Cores are drilled with special bits coated with industrial diamonds and slowly drawn from deep underground. Researchers would have to spend thousands of dollars to drill samples on their own, said Michael Angle, a geologist and supervisor with the Ohio Geological Survey.

“It can take a whole afternoon or a whole day to pull one sample out of the ground,” Angle said. “Time is money.”

As with any library, the information on file at the repository is free.

Schumacher said consultants often look for information that can help confirm their work detecting oil, natural gas or other minerals at potential well and mine sites.

Geologists often look for porosity, or how well fluids pass through rocks. The higher the porosity, the better a site will be for drinking water or oil wells.

Mort Schmidt, a geologist with Plain City-based Cox-Colvin and Associates Inc. Environmental Services, donated a core in 2006 that showed compacted mud in an area of Richland County.

State geological maps estimated that the area was part of a valley that an ice-age glacier should have left filled with sand and gravel.

Schmidt said his core will help companies interested in the area.

“You don’t want to buy some land for a sand-and-gravel operation if the information is wrong,” Schmidt said. “If you started digging and found nothing but mud, that would cost you a lot of money.”

The repository also includes samples that researchers are looking at to see whether carbon dioxide, a key global warming gas, can be safely stored deep underground.

Scientists long have speculated that carbon-dioxide emissions from coal-fired power plants could be pumped into porous rock formations and depleted oil and natural-gas wells, but the technology has to be proved and developed.

The International Energy Agency has said that if an effective method of carbon storage is found, sequestration could provide 15 percent to 20 percent of the greenhouse-gas reduction needed to stabilize Earth’s climate.
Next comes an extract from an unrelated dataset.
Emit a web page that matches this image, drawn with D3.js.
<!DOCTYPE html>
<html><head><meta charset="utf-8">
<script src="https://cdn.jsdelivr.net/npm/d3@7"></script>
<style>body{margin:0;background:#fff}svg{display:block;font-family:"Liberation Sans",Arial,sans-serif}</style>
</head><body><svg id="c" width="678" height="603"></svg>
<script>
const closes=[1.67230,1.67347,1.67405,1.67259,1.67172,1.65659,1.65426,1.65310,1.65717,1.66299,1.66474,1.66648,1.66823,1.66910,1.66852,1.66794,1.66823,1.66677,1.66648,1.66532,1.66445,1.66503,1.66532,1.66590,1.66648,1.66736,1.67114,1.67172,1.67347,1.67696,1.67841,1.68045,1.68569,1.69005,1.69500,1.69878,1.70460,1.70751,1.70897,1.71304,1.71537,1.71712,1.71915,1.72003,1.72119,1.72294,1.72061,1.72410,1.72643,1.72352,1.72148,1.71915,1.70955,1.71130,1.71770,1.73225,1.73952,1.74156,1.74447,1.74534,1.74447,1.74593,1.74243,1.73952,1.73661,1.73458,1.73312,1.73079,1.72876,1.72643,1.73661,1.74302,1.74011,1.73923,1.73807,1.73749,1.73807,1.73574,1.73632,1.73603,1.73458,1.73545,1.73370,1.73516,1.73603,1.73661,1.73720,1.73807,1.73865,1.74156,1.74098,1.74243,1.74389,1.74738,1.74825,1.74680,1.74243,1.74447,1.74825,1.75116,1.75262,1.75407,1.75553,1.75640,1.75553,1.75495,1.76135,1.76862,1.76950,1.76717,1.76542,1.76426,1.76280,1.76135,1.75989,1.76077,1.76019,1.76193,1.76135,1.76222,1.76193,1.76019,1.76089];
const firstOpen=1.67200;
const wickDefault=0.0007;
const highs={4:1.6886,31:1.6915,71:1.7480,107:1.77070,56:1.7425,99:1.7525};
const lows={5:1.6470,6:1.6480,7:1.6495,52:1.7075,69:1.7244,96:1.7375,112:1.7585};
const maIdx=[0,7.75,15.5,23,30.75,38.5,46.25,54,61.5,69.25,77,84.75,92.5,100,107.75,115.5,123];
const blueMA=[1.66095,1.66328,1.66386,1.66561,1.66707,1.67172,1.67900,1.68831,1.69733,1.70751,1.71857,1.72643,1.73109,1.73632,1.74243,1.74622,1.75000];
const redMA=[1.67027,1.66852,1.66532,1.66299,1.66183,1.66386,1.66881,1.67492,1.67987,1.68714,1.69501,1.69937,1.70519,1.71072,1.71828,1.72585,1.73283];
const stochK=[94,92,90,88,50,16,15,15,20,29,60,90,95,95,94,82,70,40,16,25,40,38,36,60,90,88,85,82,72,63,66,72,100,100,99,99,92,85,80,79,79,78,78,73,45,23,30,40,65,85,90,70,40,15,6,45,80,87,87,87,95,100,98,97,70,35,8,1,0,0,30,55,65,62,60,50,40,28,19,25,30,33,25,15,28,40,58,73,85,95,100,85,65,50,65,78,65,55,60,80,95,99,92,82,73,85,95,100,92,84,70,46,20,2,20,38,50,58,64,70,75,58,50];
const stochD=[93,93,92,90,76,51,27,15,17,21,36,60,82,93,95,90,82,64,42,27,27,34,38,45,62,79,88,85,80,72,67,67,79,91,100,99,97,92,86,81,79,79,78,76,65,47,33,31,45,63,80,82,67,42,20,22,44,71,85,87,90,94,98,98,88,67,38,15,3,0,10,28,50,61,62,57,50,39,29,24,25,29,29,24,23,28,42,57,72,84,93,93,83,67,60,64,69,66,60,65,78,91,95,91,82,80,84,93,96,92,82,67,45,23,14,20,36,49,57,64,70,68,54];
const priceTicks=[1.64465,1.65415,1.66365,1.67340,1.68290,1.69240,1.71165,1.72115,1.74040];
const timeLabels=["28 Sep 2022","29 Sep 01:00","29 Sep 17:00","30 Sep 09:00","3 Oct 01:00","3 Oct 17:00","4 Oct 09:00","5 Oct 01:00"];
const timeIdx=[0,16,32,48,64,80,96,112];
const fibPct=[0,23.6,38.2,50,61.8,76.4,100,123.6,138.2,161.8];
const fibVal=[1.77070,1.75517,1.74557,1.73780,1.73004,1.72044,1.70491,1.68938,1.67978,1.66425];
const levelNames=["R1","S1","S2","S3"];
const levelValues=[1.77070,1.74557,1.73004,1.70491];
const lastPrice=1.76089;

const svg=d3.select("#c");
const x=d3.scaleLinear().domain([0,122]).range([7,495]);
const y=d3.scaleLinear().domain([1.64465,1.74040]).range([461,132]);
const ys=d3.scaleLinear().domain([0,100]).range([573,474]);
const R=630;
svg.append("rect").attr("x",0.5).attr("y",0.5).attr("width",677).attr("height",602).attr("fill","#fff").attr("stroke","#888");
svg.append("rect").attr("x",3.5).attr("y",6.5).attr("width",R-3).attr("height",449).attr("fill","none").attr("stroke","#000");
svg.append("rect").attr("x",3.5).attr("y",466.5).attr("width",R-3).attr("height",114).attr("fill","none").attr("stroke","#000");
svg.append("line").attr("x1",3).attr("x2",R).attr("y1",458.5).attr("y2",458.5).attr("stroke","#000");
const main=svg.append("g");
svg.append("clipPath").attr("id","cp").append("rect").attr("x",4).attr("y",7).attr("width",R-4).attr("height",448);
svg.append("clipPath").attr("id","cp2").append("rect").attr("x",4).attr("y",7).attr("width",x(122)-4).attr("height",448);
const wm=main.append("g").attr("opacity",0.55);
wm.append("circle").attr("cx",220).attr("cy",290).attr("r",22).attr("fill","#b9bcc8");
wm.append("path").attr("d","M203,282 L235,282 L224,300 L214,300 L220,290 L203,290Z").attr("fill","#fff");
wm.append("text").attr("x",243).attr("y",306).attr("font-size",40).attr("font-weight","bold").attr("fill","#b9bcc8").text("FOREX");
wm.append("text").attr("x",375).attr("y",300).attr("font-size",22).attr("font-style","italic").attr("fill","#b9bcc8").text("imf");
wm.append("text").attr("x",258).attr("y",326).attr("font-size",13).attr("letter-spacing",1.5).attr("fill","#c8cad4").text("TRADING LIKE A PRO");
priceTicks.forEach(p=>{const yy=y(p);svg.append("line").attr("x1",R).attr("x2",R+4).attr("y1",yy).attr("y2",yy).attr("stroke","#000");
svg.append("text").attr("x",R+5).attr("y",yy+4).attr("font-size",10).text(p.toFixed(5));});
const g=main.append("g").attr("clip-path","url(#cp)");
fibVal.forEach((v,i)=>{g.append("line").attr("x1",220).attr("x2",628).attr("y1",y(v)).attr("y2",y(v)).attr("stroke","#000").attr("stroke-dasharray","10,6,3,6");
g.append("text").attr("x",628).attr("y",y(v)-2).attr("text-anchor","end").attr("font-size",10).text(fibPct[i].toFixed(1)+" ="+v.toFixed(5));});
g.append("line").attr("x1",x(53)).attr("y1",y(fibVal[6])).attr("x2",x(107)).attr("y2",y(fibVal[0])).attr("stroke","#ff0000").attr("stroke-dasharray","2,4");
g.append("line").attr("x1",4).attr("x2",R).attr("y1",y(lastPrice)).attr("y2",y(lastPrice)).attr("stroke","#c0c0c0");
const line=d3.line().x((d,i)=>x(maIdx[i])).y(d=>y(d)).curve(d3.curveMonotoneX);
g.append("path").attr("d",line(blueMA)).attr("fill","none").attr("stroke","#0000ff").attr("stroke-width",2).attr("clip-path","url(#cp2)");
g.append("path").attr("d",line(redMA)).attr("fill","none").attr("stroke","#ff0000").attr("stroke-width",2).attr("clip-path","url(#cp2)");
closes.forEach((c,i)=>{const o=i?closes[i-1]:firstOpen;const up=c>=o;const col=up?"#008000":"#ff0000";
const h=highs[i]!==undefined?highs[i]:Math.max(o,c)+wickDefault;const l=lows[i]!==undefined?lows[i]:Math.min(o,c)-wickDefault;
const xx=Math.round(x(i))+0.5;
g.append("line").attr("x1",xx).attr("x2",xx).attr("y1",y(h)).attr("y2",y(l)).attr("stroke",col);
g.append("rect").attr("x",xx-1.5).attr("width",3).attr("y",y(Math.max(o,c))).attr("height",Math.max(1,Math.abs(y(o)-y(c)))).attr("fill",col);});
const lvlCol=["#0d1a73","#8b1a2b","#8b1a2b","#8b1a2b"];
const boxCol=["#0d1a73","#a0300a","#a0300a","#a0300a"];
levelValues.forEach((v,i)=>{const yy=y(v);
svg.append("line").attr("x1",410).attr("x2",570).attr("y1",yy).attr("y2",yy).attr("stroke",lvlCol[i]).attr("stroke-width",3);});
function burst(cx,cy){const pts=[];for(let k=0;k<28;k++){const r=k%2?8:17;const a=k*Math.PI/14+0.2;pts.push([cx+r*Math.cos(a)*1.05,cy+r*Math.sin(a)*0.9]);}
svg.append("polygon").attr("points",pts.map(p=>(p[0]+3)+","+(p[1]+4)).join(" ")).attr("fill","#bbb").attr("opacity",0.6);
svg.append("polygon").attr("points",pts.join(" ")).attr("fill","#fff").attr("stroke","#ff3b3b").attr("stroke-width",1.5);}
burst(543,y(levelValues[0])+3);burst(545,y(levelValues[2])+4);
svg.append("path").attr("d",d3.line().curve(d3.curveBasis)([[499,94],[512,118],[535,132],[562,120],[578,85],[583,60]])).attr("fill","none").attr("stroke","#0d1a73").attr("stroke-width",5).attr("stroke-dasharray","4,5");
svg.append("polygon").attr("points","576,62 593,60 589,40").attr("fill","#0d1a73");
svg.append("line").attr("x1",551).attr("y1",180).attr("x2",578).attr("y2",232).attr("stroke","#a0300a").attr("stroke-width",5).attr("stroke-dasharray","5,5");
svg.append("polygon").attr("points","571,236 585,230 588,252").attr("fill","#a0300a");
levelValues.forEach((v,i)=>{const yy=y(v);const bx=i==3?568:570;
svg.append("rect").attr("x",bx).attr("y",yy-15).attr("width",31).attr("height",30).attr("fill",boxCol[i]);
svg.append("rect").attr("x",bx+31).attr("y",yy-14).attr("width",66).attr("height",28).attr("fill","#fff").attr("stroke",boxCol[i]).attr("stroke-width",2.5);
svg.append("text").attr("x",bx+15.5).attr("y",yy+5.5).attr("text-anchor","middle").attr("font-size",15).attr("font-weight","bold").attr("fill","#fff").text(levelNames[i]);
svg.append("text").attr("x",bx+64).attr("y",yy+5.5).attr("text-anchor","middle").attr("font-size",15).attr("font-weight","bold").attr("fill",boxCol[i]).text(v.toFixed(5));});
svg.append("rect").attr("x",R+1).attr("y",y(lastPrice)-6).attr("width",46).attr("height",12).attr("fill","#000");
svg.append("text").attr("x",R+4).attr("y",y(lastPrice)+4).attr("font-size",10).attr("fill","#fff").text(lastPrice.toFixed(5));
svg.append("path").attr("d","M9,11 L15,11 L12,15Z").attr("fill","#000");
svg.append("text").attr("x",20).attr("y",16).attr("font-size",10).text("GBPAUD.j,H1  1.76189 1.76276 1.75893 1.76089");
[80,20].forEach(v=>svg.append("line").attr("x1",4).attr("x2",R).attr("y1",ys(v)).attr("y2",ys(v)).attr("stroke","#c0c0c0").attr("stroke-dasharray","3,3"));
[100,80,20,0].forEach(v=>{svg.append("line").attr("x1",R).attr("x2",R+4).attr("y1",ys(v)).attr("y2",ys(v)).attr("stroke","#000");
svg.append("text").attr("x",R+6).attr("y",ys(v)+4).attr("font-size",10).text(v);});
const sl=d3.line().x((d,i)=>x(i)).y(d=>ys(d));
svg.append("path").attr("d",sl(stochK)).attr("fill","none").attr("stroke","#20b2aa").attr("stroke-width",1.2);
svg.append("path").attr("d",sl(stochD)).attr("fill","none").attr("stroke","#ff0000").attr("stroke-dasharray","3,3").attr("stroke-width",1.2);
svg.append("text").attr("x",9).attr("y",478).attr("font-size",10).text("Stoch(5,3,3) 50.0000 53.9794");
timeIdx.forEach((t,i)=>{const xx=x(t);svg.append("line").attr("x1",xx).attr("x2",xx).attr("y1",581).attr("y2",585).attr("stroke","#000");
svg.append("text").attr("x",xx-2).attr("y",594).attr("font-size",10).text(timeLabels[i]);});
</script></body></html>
On a recent afternoon, a table in the geological sample repository was covered with cores of Rose Run sandstone drilled at about 6,500 feet beneath Morgan County.

“We’re looking for porous zones in the rock that will allow the carbon dioxide to be stored,” Schumacher said.

A layer of Knox dolomite, another type of rock found directly above the sandstone, also will be examined as a potential cap to keep the carbon dioxide trapped.

Schumacher is working with the Midwest Regional Carbon Sequestration Partnership, a research coalition led by Battelle that includes 35 state agencies, companies and universities in Indiana, Kentucky, Maryland, Michigan, New York, Pennsylvania and West Virginia.

In 2003, Schumacher and colleagues Richard Carlton, Mark Baranoski, Doyle Watts and Belgasem El-Saiti examined core samples taken at the Serpent Mound in Adams County.

There, sample rock had been mysteriously turned on its side in some event that occurred 255 million to 330 million years ago.

Using a microscope, Carlton examined quartz crystals taken from a core sample and found that many were melted, probably by a meteor that struck the area.

“He was pretty fired up,” Schumacher said. “It was probably the most excited he’s been in the 15 or so years I worked with him.”

The team’s report was published as an Ohio Geological Survey Report of Investigations in 2003.

Natalie Nahill, a doctoral student in geology at the University of Pennsylvania, is studying salt core samples that she believes might help astrophysicists unlock the secrets of how Milky Way stars age.

Nahill is examining cores taken from two Lake Erie underground salt mines to see how they were altered by muons from supernovas. Muons are charged particles that are similar to electrons and positrons, but are 200 times heavier. They are produced when cosmic rays hit our atmosphere.

A careful examination of the cores could help determine if a supernova occurred near Earth at some point.

Such a discovery, she said, would spur more research to see how the planet changed after such an event.

Schumacher said the repository is working with the U.S. Geological Survey to create a national catalog of core samples and cuttings that would be available at Ohio’s center and similar collections in 38 other states.

Betty Adrian, director of the Core Research Center in Denver, said she hopes to put the catalog online this year.

Adrian said that kind of information would help geologists determine whether a particular core is worth inspecting in person. For example, she said, researchers could request that a small plug from an Ohio sample be mailed to them.

Schumacher said an online listing would help geologists avoid having to drill for a sample that already exists.

“If you don’t know your history, you’re doomed to repeat it,” Schumacher said.